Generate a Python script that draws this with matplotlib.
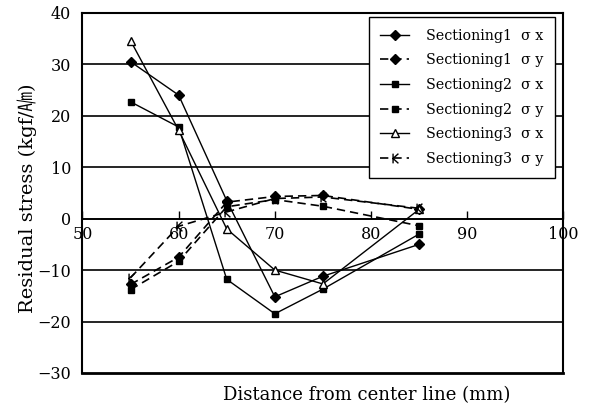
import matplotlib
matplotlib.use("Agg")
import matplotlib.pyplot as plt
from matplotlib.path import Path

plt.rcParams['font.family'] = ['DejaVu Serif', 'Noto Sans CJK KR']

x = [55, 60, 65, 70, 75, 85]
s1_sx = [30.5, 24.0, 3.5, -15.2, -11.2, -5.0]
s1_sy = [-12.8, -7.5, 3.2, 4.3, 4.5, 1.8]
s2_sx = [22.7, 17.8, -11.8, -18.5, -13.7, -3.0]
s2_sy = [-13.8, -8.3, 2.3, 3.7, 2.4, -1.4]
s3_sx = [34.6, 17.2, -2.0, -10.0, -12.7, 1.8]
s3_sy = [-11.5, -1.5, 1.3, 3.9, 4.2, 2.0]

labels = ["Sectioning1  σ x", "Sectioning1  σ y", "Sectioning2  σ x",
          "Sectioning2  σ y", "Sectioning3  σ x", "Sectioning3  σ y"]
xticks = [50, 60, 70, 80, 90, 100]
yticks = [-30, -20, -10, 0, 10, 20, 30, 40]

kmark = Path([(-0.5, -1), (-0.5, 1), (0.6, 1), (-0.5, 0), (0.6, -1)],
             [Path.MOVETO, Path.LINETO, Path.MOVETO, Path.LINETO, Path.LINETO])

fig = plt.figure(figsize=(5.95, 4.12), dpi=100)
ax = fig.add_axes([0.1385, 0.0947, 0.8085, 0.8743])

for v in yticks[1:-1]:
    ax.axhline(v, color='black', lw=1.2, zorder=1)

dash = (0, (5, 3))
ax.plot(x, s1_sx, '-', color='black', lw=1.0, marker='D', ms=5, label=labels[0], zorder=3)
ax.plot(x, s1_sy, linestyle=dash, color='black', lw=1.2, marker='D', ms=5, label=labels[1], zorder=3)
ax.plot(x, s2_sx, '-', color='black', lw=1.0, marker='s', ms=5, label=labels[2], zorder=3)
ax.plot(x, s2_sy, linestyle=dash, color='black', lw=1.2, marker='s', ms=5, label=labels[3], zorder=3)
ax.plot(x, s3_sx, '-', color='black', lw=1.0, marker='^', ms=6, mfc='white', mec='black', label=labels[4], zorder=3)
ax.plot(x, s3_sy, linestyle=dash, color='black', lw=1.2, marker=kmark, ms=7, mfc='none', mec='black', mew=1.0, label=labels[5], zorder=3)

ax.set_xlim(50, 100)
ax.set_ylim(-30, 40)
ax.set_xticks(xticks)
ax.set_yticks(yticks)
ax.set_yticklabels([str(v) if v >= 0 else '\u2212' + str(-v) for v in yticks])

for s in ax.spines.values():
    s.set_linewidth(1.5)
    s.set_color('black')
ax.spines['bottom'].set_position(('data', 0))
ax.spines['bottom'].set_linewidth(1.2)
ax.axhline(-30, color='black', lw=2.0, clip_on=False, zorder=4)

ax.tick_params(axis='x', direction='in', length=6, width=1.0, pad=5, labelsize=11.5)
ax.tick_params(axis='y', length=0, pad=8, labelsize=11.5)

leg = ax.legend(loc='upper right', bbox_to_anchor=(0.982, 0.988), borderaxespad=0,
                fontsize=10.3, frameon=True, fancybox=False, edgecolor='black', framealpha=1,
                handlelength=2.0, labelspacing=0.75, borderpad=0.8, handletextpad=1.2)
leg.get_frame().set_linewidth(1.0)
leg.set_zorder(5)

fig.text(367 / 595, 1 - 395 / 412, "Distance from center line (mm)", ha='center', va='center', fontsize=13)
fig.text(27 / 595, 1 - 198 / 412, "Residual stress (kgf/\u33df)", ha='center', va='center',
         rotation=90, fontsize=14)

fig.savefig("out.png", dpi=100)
-*-
### [STATED EXERCISE]
Copy each line above precisely, dropping the pictures.

### [OUTPUT OF THE EXERCISE]
Generate a Python script that draws this with matplotlib.
import matplotlib
matplotlib.use("Agg")
import matplotlib.pyplot as plt
from matplotlib.path import Path

plt.rcParams['font.family'] = ['DejaVu Serif', 'Noto Sans CJK KR']

x = [55, 60, 65, 70, 75, 85]
s1_sx = [30.5, 24.0, 3.5, -15.2, -11.2, -5.0]
s1_sy = [-12.8, -7.5, 3.2, 4.3, 4.5, 1.8]
s2_sx = [22.7, 17.8, -11.8, -18.5, -13.7, -3.0]
s2_sy = [-13.8, -8.3, 2.3, 3.7, 2.4, -1.4]
s3_sx = [34.6, 17.2, -2.0, -10.0, -12.7, 1.8]
s3_sy = [-11.5, -1.5, 1.3, 3.9, 4.2, 2.0]

labels = ["Sectioning1  σ x", "Sectioning1  σ y", "Sectioning2  σ x",
          "Sectioning2  σ y", "Sectioning3  σ x", "Sectioning3  σ y"]
xticks = [50, 60, 70, 80, 90, 100]
yticks = [-30, -20, -10, 0, 10, 20, 30, 40]

kmark = Path([(-0.5, -1), (-0.5, 1), (0.6, 1), (-0.5, 0), (0.6, -1)],
             [Path.MOVETO, Path.LINETO, Path.MOVETO, Path.LINETO, Path.LINETO])

fig = plt.figure(figsize=(5.95, 4.12), dpi=100)
ax = fig.add_axes([0.1385, 0.0947, 0.8085, 0.8743])

for v in yticks[1:-1]:
    ax.axhline(v, color='black', lw=1.2, zorder=1)

dash = (0, (5, 3))
ax.plot(x, s1_sx, '-', color='black', lw=1.0, marker='D', ms=5, label=labels[0], zorder=3)
ax.plot(x, s1_sy, linestyle=dash, color='black', lw=1.2, marker='D', ms=5, label=labels[1], zorder=3)
ax.plot(x, s2_sx, '-', color='black', lw=1.0, marker='s', ms=5, label=labels[2], zorder=3)
ax.plot(x, s2_sy, linestyle=dash, color='black', lw=1.2, marker='s', ms=5, label=labels[3], zorder=3)
ax.plot(x, s3_sx, '-', color='black', lw=1.0, marker='^', ms=6, mfc='white', mec='black', label=labels[4], zorder=3)
ax.plot(x, s3_sy, linestyle=dash, color='black', lw=1.2, marker=kmark, ms=7, mfc='none', mec='black', mew=1.0, label=labels[5], zorder=3)

ax.set_xlim(50, 100)
ax.set_ylim(-30, 40)
ax.set_xticks(xticks)
ax.set_yticks(yticks)
ax.set_yticklabels([str(v) if v >= 0 else '\u2212' + str(-v) for v in yticks])

for s in ax.spines.values():
    s.set_linewidth(1.5)
    s.set_color('black')
ax.spines['bottom'].set_position(('data', 0))
ax.spines['bottom'].set_linewidth(1.2)
ax.axhline(-30, color='black', lw=2.0, clip_on=False, zorder=4)

ax.tick_params(axis='x', direction='in', length=6, width=1.0, pad=5, labelsize=11.5)
ax.tick_params(axis='y', length=0, pad=8, labelsize=11.5)

leg = ax.legend(loc='upper right', bbox_to_anchor=(0.982, 0.988), borderaxespad=0,
                fontsize=10.3, frameon=True, fancybox=False, edgecolor='black', framealpha=1,
                handlelength=2.0, labelspacing=0.75, borderpad=0.8, handletextpad=1.2)
leg.get_frame().set_linewidth(1.0)
leg.set_zorder(5)

fig.text(367 / 595, 1 - 395 / 412, "Distance from center line (mm)", ha='center', va='center', fontsize=13)
fig.text(27 / 595, 1 - 198 / 412, "Residual stress (kgf/\u33df)", ha='center', va='center',
         rotation=90, fontsize=14)

fig.savefig("out.png", dpi=100)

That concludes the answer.